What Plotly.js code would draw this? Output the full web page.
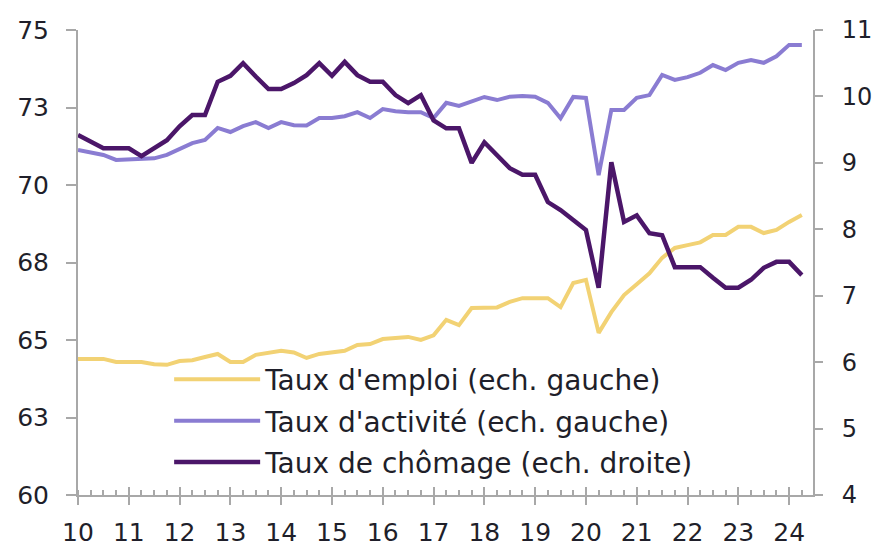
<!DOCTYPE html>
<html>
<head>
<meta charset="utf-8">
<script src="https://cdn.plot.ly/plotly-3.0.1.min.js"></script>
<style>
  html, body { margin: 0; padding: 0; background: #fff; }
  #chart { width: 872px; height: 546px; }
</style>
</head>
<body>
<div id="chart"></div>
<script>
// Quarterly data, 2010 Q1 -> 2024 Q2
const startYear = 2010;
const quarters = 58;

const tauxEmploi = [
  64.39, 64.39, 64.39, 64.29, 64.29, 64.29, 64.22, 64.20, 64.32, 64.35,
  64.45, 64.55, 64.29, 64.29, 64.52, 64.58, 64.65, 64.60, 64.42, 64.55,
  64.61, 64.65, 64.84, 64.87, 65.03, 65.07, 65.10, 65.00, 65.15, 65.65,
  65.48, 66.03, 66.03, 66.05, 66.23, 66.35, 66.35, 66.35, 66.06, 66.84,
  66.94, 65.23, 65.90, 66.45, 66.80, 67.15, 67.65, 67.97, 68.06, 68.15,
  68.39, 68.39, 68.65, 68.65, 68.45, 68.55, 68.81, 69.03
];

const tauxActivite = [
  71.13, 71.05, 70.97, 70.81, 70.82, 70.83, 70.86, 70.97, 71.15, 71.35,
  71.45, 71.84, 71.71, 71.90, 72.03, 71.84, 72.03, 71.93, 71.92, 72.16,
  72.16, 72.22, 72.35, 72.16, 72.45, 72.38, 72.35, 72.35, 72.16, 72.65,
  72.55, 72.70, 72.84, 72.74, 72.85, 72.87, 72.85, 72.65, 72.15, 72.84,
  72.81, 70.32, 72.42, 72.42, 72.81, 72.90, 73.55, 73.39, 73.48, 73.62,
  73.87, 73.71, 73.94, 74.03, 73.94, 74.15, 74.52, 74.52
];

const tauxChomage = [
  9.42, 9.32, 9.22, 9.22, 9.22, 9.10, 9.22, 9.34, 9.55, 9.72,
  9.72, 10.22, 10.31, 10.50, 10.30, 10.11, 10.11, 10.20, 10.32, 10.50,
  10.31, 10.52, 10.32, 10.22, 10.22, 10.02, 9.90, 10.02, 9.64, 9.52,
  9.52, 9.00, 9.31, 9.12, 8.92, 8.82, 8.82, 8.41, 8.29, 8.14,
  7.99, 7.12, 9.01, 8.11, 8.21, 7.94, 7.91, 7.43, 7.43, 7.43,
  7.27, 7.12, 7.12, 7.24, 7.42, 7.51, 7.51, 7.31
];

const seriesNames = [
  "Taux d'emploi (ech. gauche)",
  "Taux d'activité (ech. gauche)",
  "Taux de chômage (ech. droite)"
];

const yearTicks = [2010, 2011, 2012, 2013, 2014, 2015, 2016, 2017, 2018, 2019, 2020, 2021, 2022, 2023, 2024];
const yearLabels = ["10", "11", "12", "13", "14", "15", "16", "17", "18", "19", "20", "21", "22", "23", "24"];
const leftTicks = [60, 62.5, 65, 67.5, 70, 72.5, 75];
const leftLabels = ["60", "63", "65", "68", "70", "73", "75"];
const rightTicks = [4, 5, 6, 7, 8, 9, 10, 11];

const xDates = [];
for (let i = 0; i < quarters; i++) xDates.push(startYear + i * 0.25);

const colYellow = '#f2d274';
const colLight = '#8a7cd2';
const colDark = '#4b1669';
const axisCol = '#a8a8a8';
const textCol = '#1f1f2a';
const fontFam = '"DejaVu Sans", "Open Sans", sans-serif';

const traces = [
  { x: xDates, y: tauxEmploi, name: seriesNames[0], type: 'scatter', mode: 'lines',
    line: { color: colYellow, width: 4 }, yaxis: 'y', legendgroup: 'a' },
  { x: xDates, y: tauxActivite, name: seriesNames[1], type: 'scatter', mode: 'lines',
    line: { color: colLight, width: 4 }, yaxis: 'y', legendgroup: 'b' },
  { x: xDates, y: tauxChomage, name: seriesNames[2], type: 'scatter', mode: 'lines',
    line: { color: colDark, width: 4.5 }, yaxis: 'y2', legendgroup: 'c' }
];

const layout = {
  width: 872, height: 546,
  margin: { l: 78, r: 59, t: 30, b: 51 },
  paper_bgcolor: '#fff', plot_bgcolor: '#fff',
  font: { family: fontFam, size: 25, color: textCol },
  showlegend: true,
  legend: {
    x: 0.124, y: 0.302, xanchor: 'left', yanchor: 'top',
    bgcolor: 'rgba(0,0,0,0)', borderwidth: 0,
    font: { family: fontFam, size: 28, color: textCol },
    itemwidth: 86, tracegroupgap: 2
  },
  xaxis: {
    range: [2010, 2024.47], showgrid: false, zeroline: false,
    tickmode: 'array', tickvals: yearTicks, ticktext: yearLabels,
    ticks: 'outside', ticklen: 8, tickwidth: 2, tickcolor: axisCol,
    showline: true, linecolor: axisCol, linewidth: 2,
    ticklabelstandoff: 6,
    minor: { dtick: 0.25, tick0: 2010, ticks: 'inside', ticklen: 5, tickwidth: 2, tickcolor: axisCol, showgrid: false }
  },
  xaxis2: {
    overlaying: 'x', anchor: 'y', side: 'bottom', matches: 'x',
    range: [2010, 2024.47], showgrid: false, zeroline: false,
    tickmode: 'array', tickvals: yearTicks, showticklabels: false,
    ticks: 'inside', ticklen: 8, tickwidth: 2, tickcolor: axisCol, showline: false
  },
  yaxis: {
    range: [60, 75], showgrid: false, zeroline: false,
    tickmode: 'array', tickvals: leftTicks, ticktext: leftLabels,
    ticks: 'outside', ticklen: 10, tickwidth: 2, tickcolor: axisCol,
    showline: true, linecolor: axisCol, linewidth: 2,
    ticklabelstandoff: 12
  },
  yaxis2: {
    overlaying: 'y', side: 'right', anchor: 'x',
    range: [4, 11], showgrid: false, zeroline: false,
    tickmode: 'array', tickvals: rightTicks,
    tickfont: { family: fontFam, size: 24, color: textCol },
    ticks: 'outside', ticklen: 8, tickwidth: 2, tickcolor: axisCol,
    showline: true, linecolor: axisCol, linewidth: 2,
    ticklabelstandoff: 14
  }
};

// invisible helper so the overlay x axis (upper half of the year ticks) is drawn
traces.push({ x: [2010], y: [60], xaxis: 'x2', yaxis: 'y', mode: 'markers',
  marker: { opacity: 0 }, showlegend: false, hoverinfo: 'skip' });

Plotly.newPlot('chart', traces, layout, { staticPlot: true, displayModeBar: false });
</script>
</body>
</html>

TASK TO CARRY OUT:
Each line above is to be copied verbatim. Drop any image from the copy.

FULL ANSWER:
What Plotly.js code would draw this? Output the full web page.
<!DOCTYPE html>
<html>
<head>
<meta charset="utf-8">
<script src="https://cdn.plot.ly/plotly-3.0.1.min.js"></script>
<style>
  html, body { margin: 0; padding: 0; background: #fff; }
  #chart { width: 872px; height: 546px; }
</style>
</head>
<body>
<div id="chart"></div>
<script>
// Quarterly data, 2010 Q1 -> 2024 Q2
const startYear = 2010;
const quarters = 58;

const tauxEmploi = [
  64.39, 64.39, 64.39, 64.29, 64.29, 64.29, 64.22, 64.20, 64.32, 64.35,
  64.45, 64.55, 64.29, 64.29, 64.52, 64.58, 64.65, 64.60, 64.42, 64.55,
  64.61, 64.65, 64.84, 64.87, 65.03, 65.07, 65.10, 65.00, 65.15, 65.65,
  65.48, 66.03, 66.03, 66.05, 66.23, 66.35, 66.35, 66.35, 66.06, 66.84,
  66.94, 65.23, 65.90, 66.45, 66.80, 67.15, 67.65, 67.97, 68.06, 68.15,
  68.39, 68.39, 68.65, 68.65, 68.45, 68.55, 68.81, 69.03
];

const tauxActivite = [
  71.13, 71.05, 70.97, 70.81, 70.82, 70.83, 70.86, 70.97, 71.15, 71.35,
  71.45, 71.84, 71.71, 71.90, 72.03, 71.84, 72.03, 71.93, 71.92, 72.16,
  72.16, 72.22, 72.35, 72.16, 72.45, 72.38, 72.35, 72.35, 72.16, 72.65,
  72.55, 72.70, 72.84, 72.74, 72.85, 72.87, 72.85, 72.65, 72.15, 72.84,
  72.81, 70.32, 72.42, 72.42, 72.81, 72.90, 73.55, 73.39, 73.48, 73.62,
  73.87, 73.71, 73.94, 74.03, 73.94, 74.15, 74.52, 74.52
];

const tauxChomage = [
  9.42, 9.32, 9.22, 9.22, 9.22, 9.10, 9.22, 9.34, 9.55, 9.72,
  9.72, 10.22, 10.31, 10.50, 10.30, 10.11, 10.11, 10.20, 10.32, 10.50,
  10.31, 10.52, 10.32, 10.22, 10.22, 10.02, 9.90, 10.02, 9.64, 9.52,
  9.52, 9.00, 9.31, 9.12, 8.92, 8.82, 8.82, 8.41, 8.29, 8.14,
  7.99, 7.12, 9.01, 8.11, 8.21, 7.94, 7.91, 7.43, 7.43, 7.43,
  7.27, 7.12, 7.12, 7.24, 7.42, 7.51, 7.51, 7.31
];

const seriesNames = [
  "Taux d'emploi (ech. gauche)",
  "Taux d'activité (ech. gauche)",
  "Taux de chômage (ech. droite)"
];

const yearTicks = [2010, 2011, 2012, 2013, 2014, 2015, 2016, 2017, 2018, 2019, 2020, 2021, 2022, 2023, 2024];
const yearLabels = ["10", "11", "12", "13", "14", "15", "16", "17", "18", "19", "20", "21", "22", "23", "24"];
const leftTicks = [60, 62.5, 65, 67.5, 70, 72.5, 75];
const leftLabels = ["60", "63", "65", "68", "70", "73", "75"];
const rightTicks = [4, 5, 6, 7, 8, 9, 10, 11];

const xDates = [];
for (let i = 0; i < quarters; i++) xDates.push(startYear + i * 0.25);

const colYellow = '#f2d274';
const colLight = '#8a7cd2';
const colDark = '#4b1669';
const axisCol = '#a8a8a8';
const textCol = '#1f1f2a';
const fontFam = '"DejaVu Sans", "Open Sans", sans-serif';

const traces = [
  { x: xDates, y: tauxEmploi, name: seriesNames[0], type: 'scatter', mode: 'lines',
    line: { color: colYellow, width: 4 }, yaxis: 'y', legendgroup: 'a' },
  { x: xDates, y: tauxActivite, name: seriesNames[1], type: 'scatter', mode: 'lines',
    line: { color: colLight, width: 4 }, yaxis: 'y', legendgroup: 'b' },
  { x: xDates, y: tauxChomage, name: seriesNames[2], type: 'scatter', mode: 'lines',
    line: { color: colDark, width: 4.5 }, yaxis: 'y2', legendgroup: 'c' }
];

const layout = {
  width: 872, height: 546,
  margin: { l: 78, r: 59, t: 30, b: 51 },
  paper_bgcolor: '#fff', plot_bgcolor: '#fff',
  font: { family: fontFam, size: 25, color: textCol },
  showlegend: true,
  legend: {
    x: 0.124, y: 0.302, xanchor: 'left', yanchor: 'top',
    bgcolor: 'rgba(0,0,0,0)', borderwidth: 0,
    font: { family: fontFam, size: 28, color: textCol },
    itemwidth: 86, tracegroupgap: 2
  },
  xaxis: {
    range: [2010, 2024.47], showgrid: false, zeroline: false,
    tickmode: 'array', tickvals: yearTicks, ticktext: yearLabels,
    ticks: 'outside', ticklen: 8, tickwidth: 2, tickcolor: axisCol,
    showline: true, linecolor: axisCol, linewidth: 2,
    ticklabelstandoff: 6,
    minor: { dtick: 0.25, tick0: 2010, ticks: 'inside', ticklen: 5, tickwidth: 2, tickcolor: axisCol, showgrid: false }
  },
  xaxis2: {
    overlaying: 'x', anchor: 'y', side: 'bottom', matches: 'x',
    range: [2010, 2024.47], showgrid: false, zeroline: false,
    tickmode: 'array', tickvals: yearTicks, showticklabels: false,
    ticks: 'inside', ticklen: 8, tickwidth: 2, tickcolor: axisCol, showline: false
  },
  yaxis: {
    range: [60, 75], showgrid: false, zeroline: false,
    tickmode: 'array', tickvals: leftTicks, ticktext: leftLabels,
    ticks: 'outside', ticklen: 10, tickwidth: 2, tickcolor: axisCol,
    showline: true, linecolor: axisCol, linewidth: 2,
    ticklabelstandoff: 12
  },
  yaxis2: {
    overlaying: 'y', side: 'right', anchor: 'x',
    range: [4, 11], showgrid: false, zeroline: false,
    tickmode: 'array', tickvals: rightTicks,
    tickfont: { family: fontFam, size: 24, color: textCol },
    ticks: 'outside', ticklen: 8, tickwidth: 2, tickcolor: axisCol,
    showline: true, linecolor: axisCol, linewidth: 2,
    ticklabelstandoff: 14
  }
};

// invisible helper so the overlay x axis (upper half of the year ticks) is drawn
traces.push({ x: [2010], y: [60], xaxis: 'x2', yaxis: 'y', mode: 'markers',
  marker: { opacity: 0 }, showlegend: false, hoverinfo: 'skip' });

Plotly.newPlot('chart', traces, layout, { staticPlot: true, displayModeBar: false });
</script>
</body>
</html>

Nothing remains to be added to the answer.